Roadside bomb kills Somali police

A Somali insurgent mans a position in the Tribune area in Hodan district on May 23, 2009
Islamist militiamen control large swathes of territory in Somalia

At least five Somali policemen have been killed in a roadside bomb blast in the capital, Mogadishu.

The officers were driving near a road junction in the south of the city when their vehicle was blown up.

Meanwhile, pro-government forces have regained control of a police station which had been overrun by Islamist insurgents, witnesses say.

At least three people were killed in the fighting in the Yaqshid area, which was seized by Islamists a month ago.

A government member of parliament, Salad Ali Jelle, was quoted by the AP news agency as saying there was fighting during the night.

But, he said, the rebels were forced to flee the area about 0800 local time (0500 GMT) and pro-government forces were now in control.

At least 60,000 people have fled the recent fighting around Mogadishu, which has left at least 200 people dead.

The internationally-recognised government only controls parts of Mogadishu and other pieces of territory.

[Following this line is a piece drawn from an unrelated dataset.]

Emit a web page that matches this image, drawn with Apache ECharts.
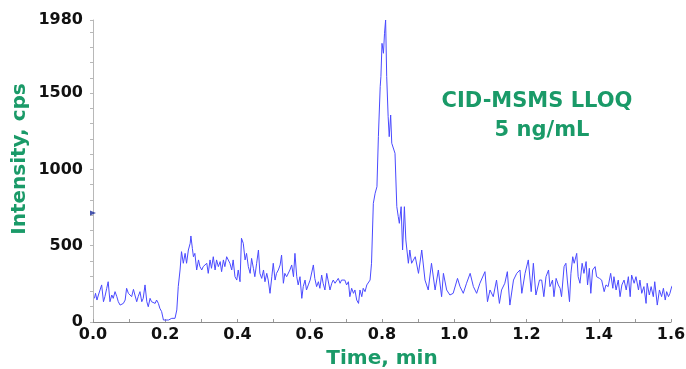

Islamist radicals control much of southern Somalia.


The BBC's Mohammed Olad Hassan in Mogadishu says the loss of the police base means it will be harder for the Islamists to defend other parts of north Mogadishu.

The latest fighting comes after President Sheikh Sharif Sheikh Ahmed ordered a fight-back against al-Shabab guerrillas.

He says the group, accused of having links to al-Qaeda, has in its ranks foreigners who have fought in Iraq and Afghanistan.

Mr Ahmed, a moderate Islamist, was elected by a unity government in January as part of a UN-backed peace initiative.

Hardline Islamist groups want to impose a stricter version of Islamic law and are demanding the departure from Somalia of the 4,300-strong African Union peacekeeping force.

Somalia has not had a functioning national government since 1991, and years of fighting have left some three million people - a third of the population - needing food aid.